A Hockey Writer’s Message to Taylor Hall


Jan 20, 2013; Vancouver, British Columbia, CANADA; Edmonton Oilers left wing Taylor Hall (4) during a faceoff against the Vancouver Canucks during the second period at Rogers Arena. Mandatory Credit: Anne-Marie Sorvin-USA TODAY Sports

There has been little love lost between the Oilers’ kids and the Wild’s kids this year. While the Oilers had Jordan Eberle, Taylor Hall, Ryan Nugent-Hopkins, Magnus Paajarvi and Justin Schultz all playing in Oklahoma City, Minnesota had seven first and second round picks from the 2010-2011 drafts making their professional debuts with the Houston Aeros. The lockout certainly didn’t prevent the future/current top Oilers players from competing against the Wild’s future/current players. What makes things interesting is that it wasn’t 4/5ths of the Oilers’ top power play unit that dominated the matchups—it was Minnesota’s kids.

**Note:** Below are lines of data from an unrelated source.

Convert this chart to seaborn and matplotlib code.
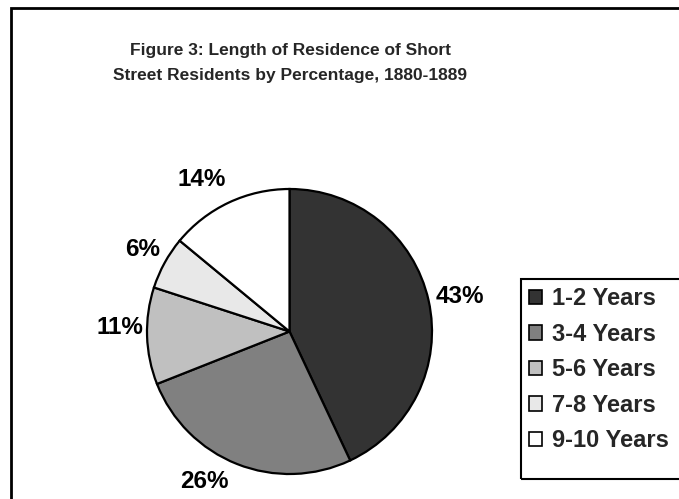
import matplotlib
matplotlib.use('Agg')
import matplotlib.pyplot as plt
import numpy as np
from matplotlib.patches import Rectangle, Patch
import seaborn as sns

# --- Chart data ---
categories = ['1-2 Years', '3-4 Years', '5-6 Years', '7-8 Years', '9-10 Years']
percentages = [43, 26, 11, 6, 14]
slice_colors = ['#333333', '#808080', '#c0c0c0', '#e8e8e8', '#ffffff']
title = 'Figure 3: Length of Residence of Short\nStreet Residents by Percentage, 1880-1889'

# label placement, like Excel's best-fit labels: distance (pie radii) and angle nudge (deg)
label_dist = [1.22, 1.21, 1.19, 1.18, 1.23]
label_nudge = [-1.0, -7.8, -3.2, -0.4, 4.7]

sns.set_theme(style='white')
plt.rcParams['font.family'] = ['Liberation Sans', 'DejaVu Sans']
plt.rcParams['font.weight'] = 'bold'

W, H = 679, 499
fig = plt.figure(figsize=(W / 100, H / 100), dpi=100)
fig.patch.set_facecolor('white')

# outer chart border (right/bottom edges fall outside the image)
fig.patches.append(Rectangle((11 / W, -0.05), 1.1, 1 - 8 / H + 0.05,
                             transform=fig.transFigure, fill=False,
                             edgecolor='black', linewidth=2))

# plot area with gray frame
ax = fig.add_axes([147 / W, 1 - 474 / H, 285 / W, 285 / H])
wedges, texts = ax.pie(
    percentages,
    colors=slice_colors,
    startangle=90,
    counterclock=False,
    radius=1,
    labels=[f'{p}%' for p in percentages],
    labeldistance=1.0,
    wedgeprops=dict(edgecolor='black', linewidth=1.6),
    textprops=dict(fontsize=17.5, fontweight='bold', color='black'),
)
for w in wedges:
    w.set_clip_on(False)
for w, t, d, n in zip(wedges, texts, label_dist, label_nudge):
    mid = np.deg2rad((w.theta1 + w.theta2) / 2 + n)
    t.set_position((d * np.cos(mid), d * np.sin(mid)))
    t.set_horizontalalignment('center')
    t.set_verticalalignment('center')
ax.set_xlim(-1.0, 1.0)
ax.set_ylim(-1.0, 1.0)
ax.set_aspect('equal')
ax.set_xticks([])
ax.set_yticks([])
for s in ax.spines.values():
    s.set_visible(True)
    s.set_edgecolor('#808080')
    s.set_linewidth(1.5)
    s.set_zorder(0)

fig.text(290 / W, 1 - 63 / H, title, ha='center', va='center',
         fontsize=12.5, fontweight='bold', linespacing=1.9)

# legend frame runs past the right edge of the image
fig.patches.append(Rectangle((521 / W, 1 - 479 / H), 0.5, 200 / H,
                             transform=fig.transFigure, fill=False,
                             edgecolor='black', linewidth=1.5))
handles = [Patch(facecolor=c, edgecolor='black', linewidth=1.2, label=l)
           for c, l in zip(slice_colors, categories)]
leg = fig.legend(handles=handles, loc='upper left',
                 bbox_to_anchor=(521 / W, 1 - 279 / H),
                 frameon=False, prop=dict(size=17, weight='bold'),
                 handlelength=0.55, handleheight=0.55, handletextpad=0.4,
                 labelspacing=0.53, borderpad=0.35, borderaxespad=0)

fig.savefig('out.png', dpi=100)
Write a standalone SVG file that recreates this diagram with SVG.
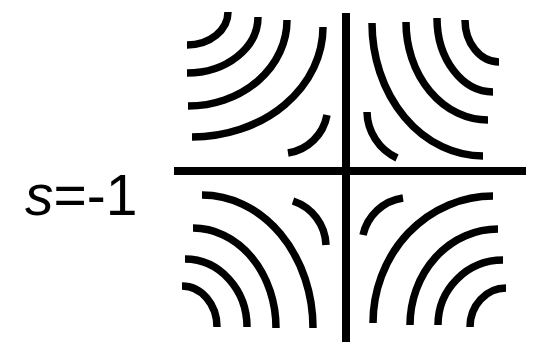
<svg xmlns="http://www.w3.org/2000/svg" width="540" height="342" viewBox="0 0 540 342">
<style>
.ax{stroke:#000;stroke-width:8;fill:none}
.arc{stroke:#000;stroke-width:7.5;fill:none;stroke-linecap:butt}
.lbl{font-family:"Liberation Sans",Arial,sans-serif;font-size:57px;fill:#000}
</style>
<rect width="540" height="342" fill="#fff"/>
<g id="axes">
<line class="ax" x1="346" y1="13" x2="346" y2="342"/>
<line class="ax" x1="174" y1="171" x2="526" y2="171"/>
</g>
<g id="top-left">
<path class="arc" d="M187 45 A41 33 0 0 0 228 12"/>
<path class="arc" d="M187 73 A71 56 0 0 0 258 17"/>
<path class="arc" d="M188 106 A99 86 0 0 0 287 20"/>
<path class="arc" d="M192 137 A131 110 0 0 0 323 27"/>
<path class="arc" d="M288 153 A47 47 0 0 0 327 115"/>
</g>
<g id="top-right">
<path class="arc" d="M465 20 A34 42 0 0 0 499 62"/>
<path class="arc" d="M437 18 A56 74 0 0 0 493 92"/>
<path class="arc" d="M406 22 A82 98 0 0 0 488 120"/>
<path class="arc" d="M372 23 A111 133 0 0 0 483 156"/>
<path class="arc" d="M367 112 A52 52 0 0 0 397 158"/>
</g>
<g id="bottom-left">
<path class="arc" d="M202 195 A111 133 0 0 1 313 328"/>
<path class="arc" d="M193 228 A83 100 0 0 1 276 328"/>
<path class="arc" d="M185 259 A62 68 0 0 1 247 327"/>
<path class="arc" d="M182 286 A35 41 0 0 1 217 327"/>
<path class="arc" d="M293 201 A48 48 0 0 1 326 245"/>
</g>
<g id="bottom-right">
<path class="arc" d="M373 323 A120 127 0 0 1 493 196"/>
<path class="arc" d="M410 325 A88 96 0 0 1 498 229"/>
<path class="arc" d="M438 325 A65 65 0 0 1 503 260"/>
<path class="arc" d="M470 327 A36 39 0 0 1 506 288"/>
<path class="arc" d="M363 235 A48 48 0 0 1 403 198"/>
</g>
<g id="label">
<text class="lbl" x="25" y="215"><tspan font-style="italic">s</tspan>=-1</text>
</g>
</svg>
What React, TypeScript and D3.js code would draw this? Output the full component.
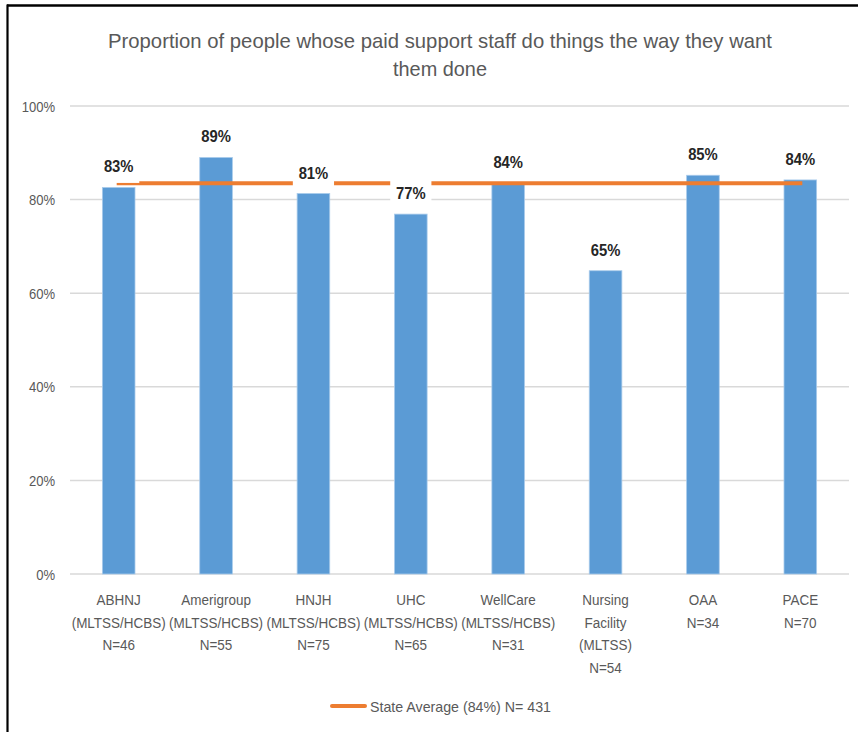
import React from "react";
import * as d3 from "d3";

const categories: string[][] = [
  ["ABHNJ", "(MLTSS/HCBS)", "N=46"],
  ["Amerigroup", "(MLTSS/HCBS)", "N=55"],
  ["HNJH", "(MLTSS/HCBS)", "N=75"],
  ["UHC", "(MLTSS/HCBS)", "N=65"],
  ["WellCare", "(MLTSS/HCBS)", "N=31"],
  ["Nursing", "Facility", "(MLTSS)", "N=54"],
  ["OAA", "N=34"],
  ["PACE", "N=70"],
];
const categoryKeys = ["ABHNJ", "Amerigroup", "HNJH", "UHC", "WellCare", "Nursing Facility", "OAA", "PACE"];
const values = [0.826, 0.89, 0.813, 0.769, 0.836, 0.648, 0.852, 0.842];
const stateAverage = [0.835, 0.835, 0.835, 0.835, 0.835, 0.835, 0.835, 0.835];
const yTicks = [0, 0.2, 0.4, 0.6, 0.8, 1.0];
const titleLines = [
  "Proportion of people whose paid support staff do things the way they want",
  "them done",
];
const legendLabel = "State Average (84%) N= 431";

const W = 858;
const H = 732;
const FONT = "'Liberation Sans', Arial, sans-serif";
const SX = 0.87;

type NT = {
  x: number;
  y: number;
  anchor?: "start" | "middle" | "end";
  size: number;
  weight?: string;
  fill: string;
  children: React.ReactNode;
};

function NarrowText({ x, y, anchor = "start", size, weight = "normal", fill, children }: NT) {
  return (
    <g transform={`translate(${x},${y}) scale(${SX},1)`}>
      <text x={0} y={0} textAnchor={anchor} fontSize={size} fontWeight={weight} fill={fill}>
        {children}
      </text>
    </g>
  );
}

export default function App() {
  const x = d3.scaleBand<string>().domain(categoryKeys).range([70, 849]).paddingInner(0).paddingOuter(0);
  const y = d3.scaleLinear().domain([0, 1]).range([574, 106]);
  const bw = x.bandwidth() * 0.335;
  const fmt = d3.format(".0%");
  const cx = (k: string) => (x(k) as number) + x.bandwidth() / 2;

  const line = d3
    .line<number>()
    .x((_, i) => cx(categoryKeys[i]))
    .y((d) => y(d));

  return (
    <svg
      width={W}
      height={H}
      style={{ position: "absolute", left: 0, top: 0, background: "#fff" }}
      fontFamily={FONT}
    >
      <rect x={0} y={0} width={W} height={H} fill="#fff" />
      {/* frame */}
      <line x1={7} y1={5.5} x2={W} y2={5.5} stroke="#000" strokeWidth={2.5} />
      <line x1={7.5} y1={4.5} x2={7.5} y2={H} stroke="#000" strokeWidth={2.2} />

      {/* title */}
      <text x={440} y={48} textAnchor="middle" fontSize={21} fill="#595959" textLength={664} lengthAdjust="spacingAndGlyphs">
        {titleLines[0]}
      </text>
      <text x={440} y={76} textAnchor="middle" fontSize={21} fill="#595959" textLength={94} lengthAdjust="spacingAndGlyphs">
        {titleLines[1]}
      </text>

      {/* gridlines and y labels */}
      {yTicks.map((t) => (
        <g key={t}>
          <line x1={70} x2={849} y1={y(t)} y2={y(t)} stroke="#D9D9D9" strokeWidth={1.5} />
          <NarrowText x={55} y={y(t) + 5.5} anchor="end" size={15} fill="#595959">
            {fmt(t)}
          </NarrowText>
        </g>
      ))}

      {/* bars */}
      {values.map((v, i) => (
        <rect
          key={i}
          x={cx(categoryKeys[i]) - bw / 2}
          y={y(v)}
          width={bw}
          height={y(0) - y(v)}
          fill="#5B9BD5"
          stroke="#A9CBEB"
          strokeWidth={0.8}
        />
      ))}

      {/* state average line */}
      <path d={line(stateAverage) || ""} fill="none" stroke="#ED7D31" strokeWidth={4} strokeLinecap="square" />

      {/* data labels */}
      {values.map((v, i) => {
        const c = y(v) - 21;
        const px = cx(categoryKeys[i]);
        return (
          <g key={i}>
            <rect x={px - 20.6} y={c - 15} width={41.2} height={31.5} fill="#fff" />
            <NarrowText x={px} y={c + 6} anchor="middle" size={17} weight="bold" fill="#262626">
              {fmt(v)}
            </NarrowText>
          </g>
        );
      })}

      {/* category labels */}
      {categories.map((lines, i) =>
        lines.map((l, j) => (
          <NarrowText key={`${i}-${j}`} x={cx(categoryKeys[i])} y={605 + j * 22.5} anchor="middle" size={15.5} fill="#595959">
            {l}
          </NarrowText>
        ))
      )}

      {/* legend */}
      <line x1={332} x2={365} y1={706} y2={706} stroke="#ED7D31" strokeWidth={4} strokeLinecap="round" />
      <text x={370} y={711.5} fontSize={15} fill="#595959" textLength={181} lengthAdjust="spacingAndGlyphs">
        {legendLabel}
      </text>
    </svg>
  );
}
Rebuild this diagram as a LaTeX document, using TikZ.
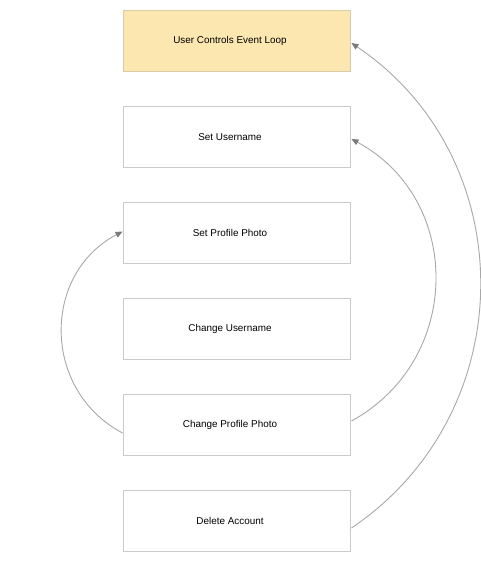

Mikael Granlund, Charlie Coyle, Jason Zucker and Johan Larsson all played well in the matchups—Zucker even had game-winning goals in two contests against Oklahoma City. In fact, the only game the Aeros lost to the Barons was the November 2nd game that saw injuries to both Granlund and top defenseman Jonas Brodin. After scoring four points in eight games as a defenseman advertised as “not physical or offensive whatsoever” at the 2011 draft, Brodin was hammered by a charging Taylor Hall—ensuring he’d be put on the shelf for a long time with a broken clavicle. And you thought Wild fans were mad then. Brodin says he thought it was a good hockey hit, but, as a soft spoken, mild-mannered Swedish rookie, he’s not the kind of kid to go berserk when something like that happens. Maybe that’s a good thing—let his play speak for itself.

Last night, I could have sworn that Minnesota was playing the New Orleans Saints. The Oilers knew that Zenon Konopka wasn’t in the lineup, so they relished the physical beating of Minnesota’s rookies and talent. They seemed to especially enjoy targeting Brodin, who played admirably against the physical punishment of the Oilers. Nothing seems to faze the kid, but he did look quite shaken after a hit in the corner late in the game that saw him struggle to his feet. Defenseman Nate Prosser, normally one of the grittier Wild blue-liners, also endured a good amount of physical attention. Fortunately, Minnesota shook it off and managed to increase their lead to two late in the game via a beautiful top shelf snipe by Matt Cullen. Things were looking great for Minnesota, and then Taylor Hall laid a massive open ice knee-on-knee hit on Cal Clutterbuck. Clutterbuck was left struggling on the ice and was finally helped off by teammates while refusing to put any weight on his left leg. He did not return to the game.

Okay, Mr. Hall, look—I get that you’re frustrated because your team is down by two goals late in the game—but play with class and dignity. You were drafted first overall because of your elite offensive skills, not for your uncanny ability to injure players without facing hardly any discipline. Even though Konopka was sitting in the press box last night, you can be sure that, if the “Shanaban” doesn’t get you, Minnesota’s tough guys will the next time these two teams meet. That is, of course, if you don’t incur the wrath of another teams’ enforcer(s).

For a guy that has spent a good amount of time on the shelf with injuries yourself, one would think you’d be a little more careful and considerate with your hits. That type of play was inexcusable, plain and simple. Grow up. You are a vital part of the future for your franchise, and a role model to many, many people. Don’t think that, because your team also drafted Nugent-Hopkins and Nail Yakupov, you have suddenly become expendable. Don’t think you have to resort to being a thug to keep your place on the team. You are an incredible player and have the potential to be one of the very best in the league—don’t resort to the lowest common denominator. Play with class, respect and dignity and others will treat you as such. Be Taylor Hall—not Jordan Tootoo or Raffi Torres. Keep playing the way you are right now, and you’ll have every enforcer in the National Hockey League to answer to. However, that may not be a bad thing—maybe the best thing is to learn by experience.